Now, I was interrupted while doing this by someone interjecting and stating categorically, that

 switchport trunk allowed vlan

Should be:

 switchport trunk allowed vlan add

Not really the way I would do it on a new switchport, but not wanting to hurt feelings I proceeded and saw this:

 TEST(config-if)#switchport trunk allowed vlan add 10,20,30
 TEST(config-if)#do show run int gi9/14
 Building configuration...
Current configuration : 279 bytes
 interface GigabitEthernet9/14
 description TEST
 switchport trunk encapsulation dot1q
 switchport mode trunk
 storm-control broadcast level 0.50
 storm-control multicast level 0.50
 no cdp enable
 no lldp transmit
 no lldp receive

To cut a long story short, the switch takes the configuration, but doesn’t apply it.
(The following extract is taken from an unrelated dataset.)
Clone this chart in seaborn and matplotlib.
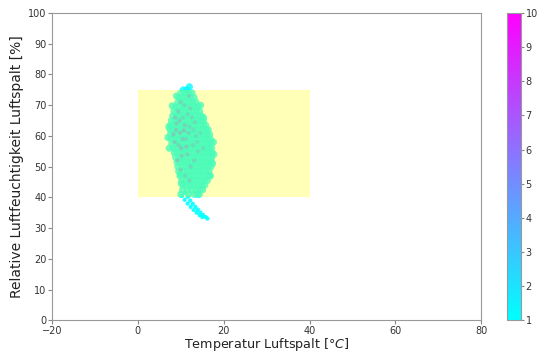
import numpy as np
import pandas as pd
import matplotlib
matplotlib.use("Agg")
import matplotlib.pyplot as plt
import seaborn as sns
from matplotlib.patches import Rectangle

# humidity rows of the measurement cloud and the temperatures found on each row
rh_levels = [75, 74, 72.5, 71, 69.5, 68, 66.5, 65, 63.5, 62, 60.5, 59, 57.5, 56,
             54.5, 53, 51.5, 50, 48.5, 47, 45.5, 44, 42.5, 41]
temp_rows = [
    [10.6, 11.4],
    [10.0, 10.9, 11.8, 12.6],
    [9.6, 10.5, 11.3, 12.2, 13.1],
    [9.3, 10.2, 11.0, 11.9, 12.7, 13.5],
    [8.8, 9.7, 10.6, 11.4, 12.3, 13.2, 14.0],
    [8.4, 9.3, 10.1, 11.0, 11.8, 12.7, 13.6, 14.4],
    [8.1, 9.0, 9.8, 10.7, 11.5, 12.4, 13.2, 14.1, 14.8],
    [7.8, 8.7, 9.5, 10.4, 11.2, 12.1, 12.9, 13.8, 14.6, 15.3],
    [7.6, 8.4, 9.3, 10.1, 11.0, 11.8, 12.7, 13.5, 14.4, 15.2, 15.8],
    [7.5, 8.3, 9.2, 10.0, 10.9, 11.7, 12.6, 13.4, 14.3, 15.1, 15.9, 16.4],
    [7.6, 8.4, 9.3, 10.1, 11.0, 11.8, 12.7, 13.5, 14.4, 15.2, 16.0, 16.7],
    [7.7, 8.6, 9.4, 10.3, 11.1, 12.0, 12.8, 13.7, 14.5, 15.4, 16.2, 16.9],
    [7.9, 8.8, 9.6, 10.5, 11.3, 12.2, 13.0, 13.9, 14.7, 15.6, 16.4, 17.1],
    [8.2, 9.0, 9.9, 10.7, 11.6, 12.4, 13.3, 14.1, 15.0, 15.8, 16.6, 17.2],
    [8.5, 9.3, 10.2, 11.0, 11.9, 12.7, 13.6, 14.4, 15.3, 16.1, 16.9, 17.3],
    [8.8, 9.7, 10.5, 11.4, 12.2, 13.1, 13.9, 14.8, 15.6, 16.5, 17.2],
    [9.1, 10.0, 10.8, 11.7, 12.5, 13.4, 14.2, 15.1, 15.9, 16.7, 17.2],
    [9.3, 10.3, 11.2, 12.0, 12.9, 13.7, 14.6, 15.4, 16.2, 17.0],
    [9.5, 10.7, 11.5, 12.4, 13.2, 14.1, 14.9, 15.8, 16.6],
    [9.8, 11.0, 11.9, 12.7, 13.6, 14.4, 15.3, 16.1, 16.7],
    [10.2, 11.3, 12.1, 13.0, 13.8, 14.7, 15.5, 16.2],
    [10.5, 11.5, 12.4, 13.2, 14.1, 14.9, 15.6],
    [10.4, 11.6, 12.6, 13.5, 14.4, 15.1],
    [10.0, 11.8, 13.2, 14.3],
]
cloud_value = 1.2

# loose points on the ragged edge of the cloud
edge_temp = [7.2, 7.0, 7.3, 8.0, 9.0, 17.6, 17.7, 17.4, 15.3, 14.6, 12.0, 9.9, 10.1, 13.9, 16.9]
edge_rh = [63.0, 59.5, 56.0, 69.8, 73.0, 58.0, 54.0, 51.0, 66.0, 70.0, 76.0, 47.5, 44.5, 41.0, 47.0]

# the two thin strands below the comfort box
tail_temp = [11.0, 11.6, 12.2, 12.8, 13.4, 14.0, 14.6, 15.2, 15.8, 16.2,
             10.3, 10.9, 11.6, 12.3, 13.0, 13.7, 14.4, 15.0]
tail_rh = [41.5, 40.2, 39.0, 37.9, 36.9, 36.0, 35.1, 34.3, 33.6, 33.1,
           40.5, 39.2, 38.0, 36.9, 35.9, 35.0, 34.2, 33.6]
tail_value = 1.0

# darker points inside the cloud
dark_temp = [9.0, 9.8, 10.5, 8.6, 11.2, 10.1, 12.0, 9.4, 11.5, 12.8, 10.8, 13.5,
             12.3, 9.2, 14.0, 11.0, 8.9, 10.4, 12.6, 9.7, 11.8, 13.1,
             8.3, 10.9, 9.5, 11.6, 12.9, 10.2, 13.8, 8.7, 11.3, 12.2,
             9.9, 10.7, 14.6, 15.2, 13.3, 12.0, 10.0, 11.9]
dark_rh = [64, 61, 66, 58, 59, 56, 63, 68, 54, 57, 70, 60,
           50, 52, 55, 47, 62, 59, 66, 65, 61, 52,
           60.5, 63.5, 57, 67, 62, 53.5, 58, 66, 56.5, 69,
           71, 61.8, 61, 56, 64.5, 45.5, 49, 73]
dark_value = [3.5, 4.0, 3.0, 3.8, 3.2, 4.2, 3.0, 3.5, 3.6, 3.1, 3.0, 2.8,
              3.3, 3.7, 2.9, 3.0, 4.0, 3.6, 2.9, 3.9, 3.4, 3.1,
              4.1, 3.7, 3.3, 3.0, 2.8, 3.5, 2.7, 3.8, 3.9, 3.2,
              3.4, 4.3, 2.6, 2.7, 3.0, 3.1, 3.5, 3.0]

cloud = pd.DataFrame({
    "temp": [t for row in temp_rows for t in row] + edge_temp,
    "rh": [rh for rh, row in zip(rh_levels, temp_rows) for _ in row] + edge_rh,
})
cloud["value"] = cloud_value
tail = pd.DataFrame({"temp": tail_temp, "rh": tail_rh, "value": tail_value})
dark = pd.DataFrame({"temp": dark_temp, "rh": dark_rh, "value": dark_value})

sns.set_style("ticks")
plt.rcParams["font.family"] = ["DejaVu Sans"]

fig = plt.figure(figsize=(5.37, 3.52), dpi=100)
ax = fig.add_axes([0.097, 0.09, 0.799, 0.873])
cax = fig.add_axes([0.945, 0.09, 0.026, 0.873])

norm = plt.Normalize(1, 10)
cmap = plt.get_cmap("cool")
kw = dict(x="temp", y="rh", hue="value", palette=cmap, hue_norm=norm,
          legend=False, linewidth=0, ax=ax)
sns.scatterplot(data=tail, s=9, alpha=0.9, **kw)
sns.scatterplot(data=cloud, s=26, alpha=0.8, **kw)
sns.scatterplot(data=dark, s=9, alpha=0.75, **kw)

ax.add_patch(Rectangle((0, 40), 40, 35, facecolor="yellow", edgecolor="none",
                       alpha=0.28, zorder=5))

ax.set_xlim(-20, 80)
ax.set_ylim(0, 100)
ax.set_xticks(range(-20, 81, 20))
ax.set_yticks(range(0, 101, 10))
ax.tick_params(labelsize=7, length=3, pad=1, color="#888888", labelcolor="#333333")
for sp in ax.spines.values():
    sp.set_color("#999999")
    sp.set_linewidth(0.8)
ax.set_xlabel(r"Temperatur Luftspalt [$°C$]", fontsize=9.2, color="#222222", labelpad=0)
ax.set_ylabel("Relative Luftfeuchtigkeit Luftspalt [%]", fontsize=10, color="#222222", labelpad=3)

sm = plt.cm.ScalarMappable(norm=norm, cmap=cmap)
cb = fig.colorbar(sm, cax=cax, ticks=range(1, 11))
cb.ax.tick_params(labelsize=7, length=2, pad=1, color="#888888", labelcolor="#333333")
cb.outline.set_edgecolor("#999999")

fig.savefig("out.png", dpi=100)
It lead to a lot of head scratching, because you’d think it should work. Switchport state when doing:

 show interface gi9/14 trunk

Shows a state of “other”

 show interface gi9/14 capabilities

was not much help either.

Any CCNP student can tell you, that this is probably due to `switchport trunk allowed vlan add ` not being applicable to ports that have all vlans trunked on them (which is the Cisco default). I'd guess as soon as `switchport mode trunk` is entered in the CLI, adding VLANs using the `switchport trunk allowed vlan add ` becomes inapplicable.

Still, it would be nice to have an error message confirming it instead of a silent failure.

Getting Paramiko To Work

I’ve had a lot of struggles getting Paramiko to work and today I’ve finally managed it.
Here’s my setup:

-bash-3.2$ cat /etc/redhat-release
 Red Hat Enterprise Linux Server release 7.1 (Maipo)

This is fairly important.

pip install paramiko

Didn’t work for me. Some Googling led me to believe I needed the python-dev package installed. So I tried:

yum install python-dev

This didn’t work, so I had to search for it. So I searched for it using:

yum search python-dev

The above is my new favourite command. It turned up:

$ yum search python-dev
 Loaded plugins: product-id, rhnplugin, subscription-manager
 This system is receiving updates from RHN Classic or Red Hat Satellite.
 ==================================================================================================== N/S matched: python-dev =====================================================================================================
 python-devel.x86_64 : The libraries and header files needed for Python development

I then did a:

pip install paramiko

And I was done!

BGP RIB Failure

An infrequent, yet interesting issue that comes up occasionally is when BGP encounters RIB failures. Usually, it takes the form of a prefix which you’d expect a router to learn via eBGP in its RIB being learnt via a routing protocol with a worse administrative distance.

To understand this problem, we first need to realise that “RIB failure” in a “show ip bgp” output implies that a route offered to the RIB by BGP has not been accepted. This is not a cause for concern if you have a static, or connected route to to that network on the router, but if you’re expecting it to be via eBGP then you can infer that something is misconfigured with your routing.

This can also be simplified to “BGP does not care about administrative distance when selecting a path”.

For reference, the path selection algorithm goes:

Network layer reachability information.

Weight (Cisco proprietary). Bigger is better.

Local preference

Locally originated route

AS path length

Origin code. IGP>EGP>Incomplete

Median Exit Discriminator. Lower is better.

Neighbour type. eBGP better than iBGP.

IGP metric to Next Hop. Lowest Router ID wins.